§ **RECORD LIST**
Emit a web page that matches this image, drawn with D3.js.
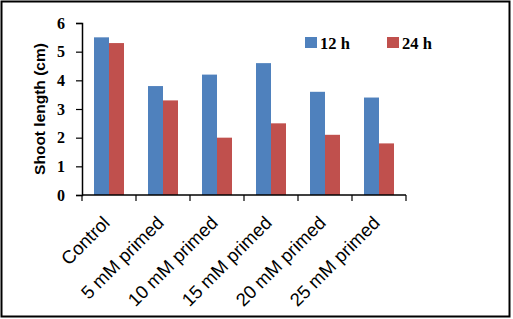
<!DOCTYPE html>
<html>
<head>
<meta charset="utf-8">
<script src="https://cdn.jsdelivr.net/npm/d3@7"></script>
<style>
	body { margin: 0; background: #fff; }
	svg { display: block; }
</style>
</head>
<body>
<div id="chart"></div>
<script>
var categories = ["Control", "5 mM primed", "10 mM primed", "15 mM primed", "20 mM primed", "25 mM primed"];
var series12h = [5.5, 3.8, 4.2, 4.6, 3.6, 3.4];
var series24h = [5.3, 3.3, 2.0, 2.5, 2.1, 1.8];
var seriesNames = ["12 h", "24 h"];
var seriesColors = ["#4f81bd", "#c0504d"];
var yTicks = [0, 1, 2, 3, 4, 5, 6];

var width = 513,
	height = 319,
	x0 = 82, x1 = 406,
	y0 = 195, y1 = 23;

var svg = d3.select("#chart").append("svg")
	.attr("width", width)
	.attr("height", height);

// outer frame
svg.append("rect")
	.attr("x", 1.5).attr("y", 1.5)
	.attr("width", 508).attr("height", 315)
	.attr("fill", "#fff")
	.attr("stroke", "#000")
	.attr("stroke-width", 2);

var x = d3.scaleBand()
	.domain(categories)
	.range([x0, x1])
	.paddingInner(0)
	.paddingOuter(0);

var y = d3.scaleLinear()
	.domain([0, 6])
	.range([y0, y1]);

var xs = d3.scaleBand()
	.domain(seriesNames)
	.range([0, x.bandwidth()])
	.paddingInner(0)
	.paddingOuter(0.8);

var data = categories.map(function (c, i) {
	return { cat: c, vals: [series12h[i], series24h[i]] };
});

var groups = svg.append("g")
	.selectAll("g")
	.data(data)
	.join("g")
	.attr("transform", function (d) { return "translate(" + x(d.cat) + ",0)"; });

groups.selectAll("rect")
	.data(function (d) {
		return d.vals.map(function (v, j) { return { name: seriesNames[j], v: v, c: seriesColors[j] }; });
	})
	.join("rect")
	.attr("x", function (d) { return xs(d.name); })
	.attr("width", xs.bandwidth())
	.attr("y", function (d) { return y(d.v); })
	.attr("height", function (d) { return y0 - y(d.v); })
	.attr("fill", function (d) { return d.c; });

// y axis
var yAxis = svg.append("g")
	.attr("transform", "translate(" + x0 + ",0)")
	.call(d3.axisLeft(y).tickValues(yTicks).tickSize(6).tickPadding(11).tickFormat(d3.format("d")));
yAxis.select(".domain").attr("stroke", "#000").attr("stroke-width", 1.5);
yAxis.selectAll(".tick line").attr("stroke", "#000").attr("stroke-width", 1.2);
yAxis.selectAll("text")
	.attr("fill", "#000")
	.style("font", "bold 16px 'Liberation Serif', serif");

// x axis
var xAxis = svg.append("g")
	.attr("transform", "translate(0," + y0 + ")");
xAxis.append("line")
	.attr("x1", x0).attr("x2", x1)
	.attr("stroke", "#000").attr("stroke-width", 1.5);
xAxis.selectAll("line.tk")
	.data(categories.concat([null]))
	.join("line")
	.attr("class", "tk")
	.attr("x1", function (d) { return d === null ? x1 : x(d); })
	.attr("x2", function (d) { return d === null ? x1 : x(d); })
	.attr("y1", 0).attr("y2", 6)
	.attr("stroke", "#000").attr("stroke-width", 1.2);
xAxis.selectAll("text")
	.data(categories)
	.join("text")
	.attr("transform", function (d) {
		return "translate(" + (x(d) + x.bandwidth() / 2 + 2) + ",29) rotate(-45)";
	})
	.attr("text-anchor", "end")
	.attr("fill", "#000")
	.style("font", "18.5px 'Liberation Sans', sans-serif")
	.text(function (d) { return d; });

// y title
svg.append("text")
	.attr("transform", "translate(45," + ((y0 + y1) / 2) + ") rotate(-90)")
	.attr("text-anchor", "middle")
	.attr("fill", "#000")
	.style("font", "bold 15.5px 'Liberation Sans', sans-serif")
	.text("Shoot length (cm)");

// legend
var legend = svg.append("g")
	.selectAll("g")
	.data(seriesNames)
	.join("g")
	.attr("transform", function (d, i) { return "translate(" + (305 + i * 82) + ",37)"; });
legend.append("rect")
	.attr("width", 12).attr("height", 11)
	.attr("fill", function (d, i) { return seriesColors[i]; });
legend.append("text")
	.attr("x", 15).attr("y", 11.5)
	.attr("fill", "#000")
	.style("font", "bold 16.5px 'Liberation Serif', serif")
	.text(function (d) { return d; });
</script>
</body>
</html>
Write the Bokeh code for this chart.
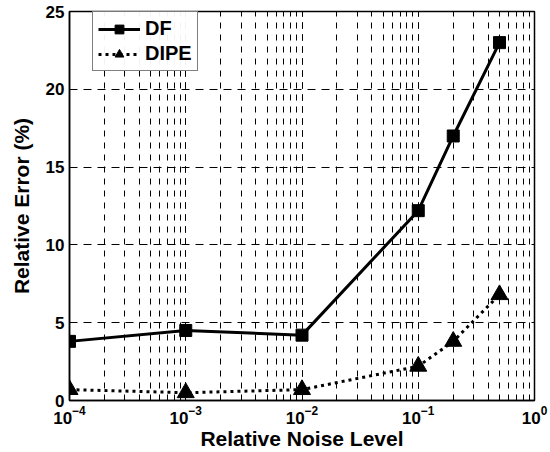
from bokeh.plotting import figure
from bokeh.models import ColumnDataSource, Legend, LegendItem, FixedTicker, LogTicker
from bokeh.embed import file_html
from bokeh.resources import INLINE

noise = [1e-4, 1e-3, 1e-2, 1e-1, 0.2, 0.5]
df_err = [3.8, 4.5, 4.2, 12.2, 17.0, 23.0]
dipe_err = [0.7, 0.5, 0.7, 2.2, 3.8, 6.8]
y_ticks = [0, 5, 10, 15, 20, 25]

FONT = "Liberation Sans"

p = figure(width=550, height=452, x_axis_type="log", x_range=(1e-4, 1), y_range=(0, 25),
           output_backend="svg", toolbar_location=None,
           min_border_left=69, min_border_right=16, min_border_top=11, min_border_bottom=51)
p.outline_line_color = "black"
p.outline_line_width = 1.5

src = ColumnDataSource(dict(x=noise, df=df_err, dipe=dipe_err))
l1 = p.line("x", "df", source=src, line_color="black", line_width=3)
m1 = p.scatter("x", "df", source=src, marker="square", size=12, color="black")
l2 = p.line("x", "dipe", source=src, line_color="black", line_width=3, line_dash="3 4")
m2 = p.scatter("x", "dipe", source=src, marker="triangle", size=17, color="black")

xa = p.xaxis[0]
ya = p.yaxis[0]
xa.ticker = LogTicker(num_minor_ticks=10)
ya.ticker = FixedTicker(ticks=y_ticks)

for ax in (xa, ya):
    ax.major_tick_in = 6
    ax.major_tick_out = 0
    ax.minor_tick_in = 3
    ax.minor_tick_out = 0
    ax.axis_line_width = 1.5
    ax.axis_line_color = "black"
    ax.major_tick_line_color = "black"
    ax.major_label_text_font = FONT
    ax.major_label_text_font_style = "bold"
    ax.major_label_text_font_size = "17px"
    ax.major_label_text_color = "black"
    ax.axis_label_text_font = FONT
    ax.axis_label_text_font_style = "bold"
    ax.axis_label_text_font_size = "21px"
    ax.axis_label_text_color = "black"
ya.minor_tick_line_color = None
xa.axis_label = "Relative Noise Level"
ya.axis_label = "Relative Error (%)"
xa.axis_label_standoff = 0
ya.axis_label_standoff = 10
xa.major_label_standoff = 5
ya.major_label_standoff = 5

p.xgrid.grid_line_color = "black"
p.xgrid.grid_line_dash = "6 6"
p.xgrid.grid_line_width = 1
p.xgrid.minor_grid_line_color = "black"
p.xgrid.minor_grid_line_dash = "6 6"
p.ygrid.grid_line_color = "black"
p.ygrid.grid_line_dash = "8 6"

legend = Legend(items=[LegendItem(label="DF", renderers=[l1, m1]),
                       LegendItem(label="DIPE", renderers=[l2, m2])],
                location=(23, 329))
legend.label_text_font = FONT
legend.label_text_font_style = "bold"
legend.label_text_font_size = "20px"
legend.label_text_color = "black"
legend.label_height = 22
legend.border_line_color = "black"
legend.border_line_width = 1.5
legend.glyph_width = 42
legend.glyph_height = 22
legend.margin = 0
legend.padding = 5
legend.spacing = 2
legend.label_standoff = 5
p.add_layout(legend)

open("out.html", "w").write(file_html(p, INLINE))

§ **TASK TO CARRY OUT**
Reproduce the material in full, word for word, and omit the pictures.

§ **COMPLETE ANSWER**
Emit a web page that matches this image, drawn with D3.js.
<!DOCTYPE html>
<html>
<head>
<meta charset="utf-8">
<script src="https://cdn.jsdelivr.net/npm/d3@7"></script>
<style>
	body { margin: 0; background: #fff; }
	svg { display: block; }
</style>
</head>
<body>
<div id="chart"></div>
<script>
var categories = ["Control", "5 mM primed", "10 mM primed", "15 mM primed", "20 mM primed", "25 mM primed"];
var series12h = [5.5, 3.8, 4.2, 4.6, 3.6, 3.4];
var series24h = [5.3, 3.3, 2.0, 2.5, 2.1, 1.8];
var seriesNames = ["12 h", "24 h"];
var seriesColors = ["#4f81bd", "#c0504d"];
var yTicks = [0, 1, 2, 3, 4, 5, 6];

var width = 513,
	height = 319,
	x0 = 82, x1 = 406,
	y0 = 195, y1 = 23;

var svg = d3.select("#chart").append("svg")
	.attr("width", width)
	.attr("height", height);

// outer frame
svg.append("rect")
	.attr("x", 1.5).attr("y", 1.5)
	.attr("width", 508).attr("height", 315)
	.attr("fill", "#fff")
	.attr("stroke", "#000")
	.attr("stroke-width", 2);

var x = d3.scaleBand()
	.domain(categories)
	.range([x0, x1])
	.paddingInner(0)
	.paddingOuter(0);

var y = d3.scaleLinear()
	.domain([0, 6])
	.range([y0, y1]);

var xs = d3.scaleBand()
	.domain(seriesNames)
	.range([0, x.bandwidth()])
	.paddingInner(0)
	.paddingOuter(0.8);

var data = categories.map(function (c, i) {
	return { cat: c, vals: [series12h[i], series24h[i]] };
});

var groups = svg.append("g")
	.selectAll("g")
	.data(data)
	.join("g")
	.attr("transform", function (d) { return "translate(" + x(d.cat) + ",0)"; });

groups.selectAll("rect")
	.data(function (d) {
		return d.vals.map(function (v, j) { return { name: seriesNames[j], v: v, c: seriesColors[j] }; });
	})
	.join("rect")
	.attr("x", function (d) { return xs(d.name); })
	.attr("width", xs.bandwidth())
	.attr("y", function (d) { return y(d.v); })
	.attr("height", function (d) { return y0 - y(d.v); })
	.attr("fill", function (d) { return d.c; });

// y axis
var yAxis = svg.append("g")
	.attr("transform", "translate(" + x0 + ",0)")
	.call(d3.axisLeft(y).tickValues(yTicks).tickSize(6).tickPadding(11).tickFormat(d3.format("d")));
yAxis.select(".domain").attr("stroke", "#000").attr("stroke-width", 1.5);
yAxis.selectAll(".tick line").attr("stroke", "#000").attr("stroke-width", 1.2);
yAxis.selectAll("text")
	.attr("fill", "#000")
	.style("font", "bold 16px 'Liberation Serif', serif");

// x axis
var xAxis = svg.append("g")
	.attr("transform", "translate(0," + y0 + ")");
xAxis.append("line")
	.attr("x1", x0).attr("x2", x1)
	.attr("stroke", "#000").attr("stroke-width", 1.5);
xAxis.selectAll("line.tk")
	.data(categories.concat([null]))
	.join("line")
	.attr("class", "tk")
	.attr("x1", function (d) { return d === null ? x1 : x(d); })
	.attr("x2", function (d) { return d === null ? x1 : x(d); })
	.attr("y1", 0).attr("y2", 6)
	.attr("stroke", "#000").attr("stroke-width", 1.2);
xAxis.selectAll("text")
	.data(categories)
	.join("text")
	.attr("transform", function (d) {
		return "translate(" + (x(d) + x.bandwidth() / 2 + 2) + ",29) rotate(-45)";
	})
	.attr("text-anchor", "end")
	.attr("fill", "#000")
	.style("font", "18.5px 'Liberation Sans', sans-serif")
	.text(function (d) { return d; });

// y title
svg.append("text")
	.attr("transform", "translate(45," + ((y0 + y1) / 2) + ") rotate(-90)")
	.attr("text-anchor", "middle")
	.attr("fill", "#000")
	.style("font", "bold 15.5px 'Liberation Sans', sans-serif")
	.text("Shoot length (cm)");

// legend
var legend = svg.append("g")
	.selectAll("g")
	.data(seriesNames)
	.join("g")
	.attr("transform", function (d, i) { return "translate(" + (305 + i * 82) + ",37)"; });
legend.append("rect")
	.attr("width", 12).attr("height", 11)
	.attr("fill", function (d, i) { return seriesColors[i]; });
legend.append("text")
	.attr("x", 15).attr("y", 11.5)
	.attr("fill", "#000")
	.style("font", "bold 16.5px 'Liberation Serif', serif")
	.text(function (d) { return d; });
</script>
</body>
</html>
Write the Bokeh code for this chart.
from bokeh.plotting import figure
from bokeh.models import ColumnDataSource, Legend, LegendItem, FixedTicker, LogTicker
from bokeh.embed import file_html
from bokeh.resources import INLINE

noise = [1e-4, 1e-3, 1e-2, 1e-1, 0.2, 0.5]
df_err = [3.8, 4.5, 4.2, 12.2, 17.0, 23.0]
dipe_err = [0.7, 0.5, 0.7, 2.2, 3.8, 6.8]
y_ticks = [0, 5, 10, 15, 20, 25]

FONT = "Liberation Sans"

p = figure(width=550, height=452, x_axis_type="log", x_range=(1e-4, 1), y_range=(0, 25),
           output_backend="svg", toolbar_location=None,
           min_border_left=69, min_border_right=16, min_border_top=11, min_border_bottom=51)
p.outline_line_color = "black"
p.outline_line_width = 1.5

src = ColumnDataSource(dict(x=noise, df=df_err, dipe=dipe_err))
l1 = p.line("x", "df", source=src, line_color="black", line_width=3)
m1 = p.scatter("x", "df", source=src, marker="square", size=12, color="black")
l2 = p.line("x", "dipe", source=src, line_color="black", line_width=3, line_dash="3 4")
m2 = p.scatter("x", "dipe", source=src, marker="triangle", size=17, color="black")

xa = p.xaxis[0]
ya = p.yaxis[0]
xa.ticker = LogTicker(num_minor_ticks=10)
ya.ticker = FixedTicker(ticks=y_ticks)

for ax in (xa, ya):
    ax.major_tick_in = 6
    ax.major_tick_out = 0
    ax.minor_tick_in = 3
    ax.minor_tick_out = 0
    ax.axis_line_width = 1.5
    ax.axis_line_color = "black"
    ax.major_tick_line_color = "black"
    ax.major_label_text_font = FONT
    ax.major_label_text_font_style = "bold"
    ax.major_label_text_font_size = "17px"
    ax.major_label_text_color = "black"
    ax.axis_label_text_font = FONT
    ax.axis_label_text_font_style = "bold"
    ax.axis_label_text_font_size = "21px"
    ax.axis_label_text_color = "black"
ya.minor_tick_line_color = None
xa.axis_label = "Relative Noise Level"
ya.axis_label = "Relative Error (%)"
xa.axis_label_standoff = 0
ya.axis_label_standoff = 10
xa.major_label_standoff = 5
ya.major_label_standoff = 5

p.xgrid.grid_line_color = "black"
p.xgrid.grid_line_dash = "6 6"
p.xgrid.grid_line_width = 1
p.xgrid.minor_grid_line_color = "black"
p.xgrid.minor_grid_line_dash = "6 6"
p.ygrid.grid_line_color = "black"
p.ygrid.grid_line_dash = "8 6"

legend = Legend(items=[LegendItem(label="DF", renderers=[l1, m1]),
                       LegendItem(label="DIPE", renderers=[l2, m2])],
                location=(23, 329))
legend.label_text_font = FONT
legend.label_text_font_style = "bold"
legend.label_text_font_size = "20px"
legend.label_text_color = "black"
legend.label_height = 22
legend.border_line_color = "black"
legend.border_line_width = 1.5
legend.glyph_width = 42
legend.glyph_height = 22
legend.margin = 0
legend.padding = 5
legend.spacing = 2
legend.label_standoff = 5
p.add_layout(legend)

open("out.html", "w").write(file_html(p, INLINE))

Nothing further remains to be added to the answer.